▶ [Provided material]:
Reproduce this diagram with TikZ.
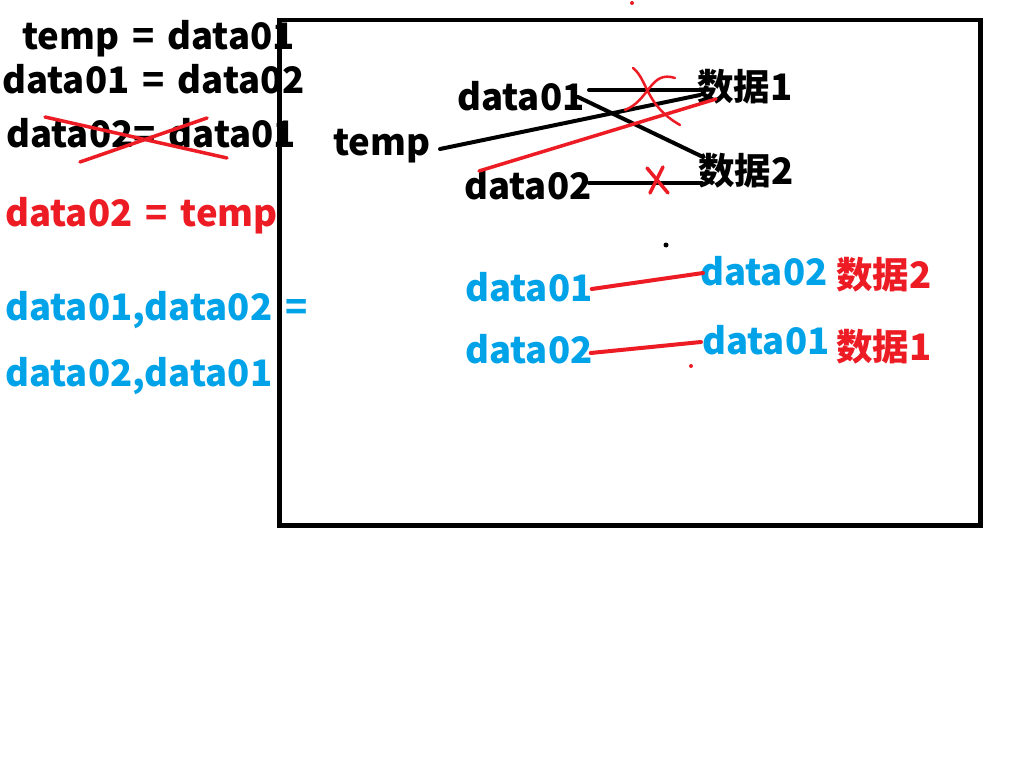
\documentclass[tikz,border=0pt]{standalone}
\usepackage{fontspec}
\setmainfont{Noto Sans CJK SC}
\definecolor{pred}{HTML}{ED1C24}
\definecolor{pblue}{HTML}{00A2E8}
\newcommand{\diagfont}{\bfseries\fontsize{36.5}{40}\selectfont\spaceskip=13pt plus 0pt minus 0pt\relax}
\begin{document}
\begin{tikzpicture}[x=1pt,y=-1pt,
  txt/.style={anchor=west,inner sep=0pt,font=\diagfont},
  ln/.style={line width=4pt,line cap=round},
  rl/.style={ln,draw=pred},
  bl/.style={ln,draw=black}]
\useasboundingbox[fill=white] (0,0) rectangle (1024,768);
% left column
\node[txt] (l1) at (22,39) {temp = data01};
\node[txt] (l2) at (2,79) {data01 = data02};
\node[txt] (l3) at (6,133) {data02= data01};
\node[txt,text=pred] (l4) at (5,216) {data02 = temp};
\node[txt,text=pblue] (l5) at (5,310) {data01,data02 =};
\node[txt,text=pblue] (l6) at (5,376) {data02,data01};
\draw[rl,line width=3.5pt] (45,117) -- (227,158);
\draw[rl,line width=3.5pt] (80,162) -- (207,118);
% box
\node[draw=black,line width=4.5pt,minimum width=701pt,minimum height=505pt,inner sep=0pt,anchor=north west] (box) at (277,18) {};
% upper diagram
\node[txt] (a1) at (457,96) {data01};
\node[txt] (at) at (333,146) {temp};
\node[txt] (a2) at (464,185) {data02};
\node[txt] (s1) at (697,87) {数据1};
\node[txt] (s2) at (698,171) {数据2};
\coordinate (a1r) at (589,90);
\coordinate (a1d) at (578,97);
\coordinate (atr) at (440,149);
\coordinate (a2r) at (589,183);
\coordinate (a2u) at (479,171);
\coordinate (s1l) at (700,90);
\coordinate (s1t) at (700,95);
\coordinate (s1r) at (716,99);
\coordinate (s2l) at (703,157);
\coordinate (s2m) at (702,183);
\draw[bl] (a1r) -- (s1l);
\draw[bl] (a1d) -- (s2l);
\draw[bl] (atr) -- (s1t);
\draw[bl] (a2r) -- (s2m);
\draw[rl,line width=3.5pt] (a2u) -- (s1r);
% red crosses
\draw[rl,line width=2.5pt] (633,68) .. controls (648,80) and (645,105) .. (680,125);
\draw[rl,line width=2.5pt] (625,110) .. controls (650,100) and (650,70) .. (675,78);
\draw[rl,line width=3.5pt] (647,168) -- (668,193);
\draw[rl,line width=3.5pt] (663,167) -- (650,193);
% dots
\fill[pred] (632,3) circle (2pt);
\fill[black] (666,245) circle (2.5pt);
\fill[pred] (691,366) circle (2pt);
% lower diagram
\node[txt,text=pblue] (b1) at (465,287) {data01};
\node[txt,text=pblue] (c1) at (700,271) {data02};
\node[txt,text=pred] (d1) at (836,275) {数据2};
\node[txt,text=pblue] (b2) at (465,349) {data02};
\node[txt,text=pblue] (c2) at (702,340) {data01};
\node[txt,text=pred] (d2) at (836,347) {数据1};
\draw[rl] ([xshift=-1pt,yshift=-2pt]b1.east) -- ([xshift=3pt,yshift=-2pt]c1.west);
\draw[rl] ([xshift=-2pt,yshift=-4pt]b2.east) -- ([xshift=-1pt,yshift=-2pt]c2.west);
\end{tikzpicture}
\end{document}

▶ [Exercise aim]: Return the listing above in full and without alteration, excluding its pictures.

▶ [Answer to the exercise]:
Reproduce this diagram with TikZ.
\documentclass[tikz,border=0pt]{standalone}
\usepackage{fontspec}
\setmainfont{Noto Sans CJK SC}
\definecolor{pred}{HTML}{ED1C24}
\definecolor{pblue}{HTML}{00A2E8}
\newcommand{\diagfont}{\bfseries\fontsize{36.5}{40}\selectfont\spaceskip=13pt plus 0pt minus 0pt\relax}
\begin{document}
\begin{tikzpicture}[x=1pt,y=-1pt,
  txt/.style={anchor=west,inner sep=0pt,font=\diagfont},
  ln/.style={line width=4pt,line cap=round},
  rl/.style={ln,draw=pred},
  bl/.style={ln,draw=black}]
\useasboundingbox[fill=white] (0,0) rectangle (1024,768);
% left column
\node[txt] (l1) at (22,39) {temp = data01};
\node[txt] (l2) at (2,79) {data01 = data02};
\node[txt] (l3) at (6,133) {data02= data01};
\node[txt,text=pred] (l4) at (5,216) {data02 = temp};
\node[txt,text=pblue] (l5) at (5,310) {data01,data02 =};
\node[txt,text=pblue] (l6) at (5,376) {data02,data01};
\draw[rl,line width=3.5pt] (45,117) -- (227,158);
\draw[rl,line width=3.5pt] (80,162) -- (207,118);
% box
\node[draw=black,line width=4.5pt,minimum width=701pt,minimum height=505pt,inner sep=0pt,anchor=north west] (box) at (277,18) {};
% upper diagram
\node[txt] (a1) at (457,96) {data01};
\node[txt] (at) at (333,146) {temp};
\node[txt] (a2) at (464,185) {data02};
\node[txt] (s1) at (697,87) {数据1};
\node[txt] (s2) at (698,171) {数据2};
\coordinate (a1r) at (589,90);
\coordinate (a1d) at (578,97);
\coordinate (atr) at (440,149);
\coordinate (a2r) at (589,183);
\coordinate (a2u) at (479,171);
\coordinate (s1l) at (700,90);
\coordinate (s1t) at (700,95);
\coordinate (s1r) at (716,99);
\coordinate (s2l) at (703,157);
\coordinate (s2m) at (702,183);
\draw[bl] (a1r) -- (s1l);
\draw[bl] (a1d) -- (s2l);
\draw[bl] (atr) -- (s1t);
\draw[bl] (a2r) -- (s2m);
\draw[rl,line width=3.5pt] (a2u) -- (s1r);
% red crosses
\draw[rl,line width=2.5pt] (633,68) .. controls (648,80) and (645,105) .. (680,125);
\draw[rl,line width=2.5pt] (625,110) .. controls (650,100) and (650,70) .. (675,78);
\draw[rl,line width=3.5pt] (647,168) -- (668,193);
\draw[rl,line width=3.5pt] (663,167) -- (650,193);
% dots
\fill[pred] (632,3) circle (2pt);
\fill[black] (666,245) circle (2.5pt);
\fill[pred] (691,366) circle (2pt);
% lower diagram
\node[txt,text=pblue] (b1) at (465,287) {data01};
\node[txt,text=pblue] (c1) at (700,271) {data02};
\node[txt,text=pred] (d1) at (836,275) {数据2};
\node[txt,text=pblue] (b2) at (465,349) {data02};
\node[txt,text=pblue] (c2) at (702,340) {data01};
\node[txt,text=pred] (d2) at (836,347) {数据1};
\draw[rl] ([xshift=-1pt,yshift=-2pt]b1.east) -- ([xshift=3pt,yshift=-2pt]c1.west);
\draw[rl] ([xshift=-2pt,yshift=-4pt]b2.east) -- ([xshift=-1pt,yshift=-2pt]c2.west);
\end{tikzpicture}
\end{document}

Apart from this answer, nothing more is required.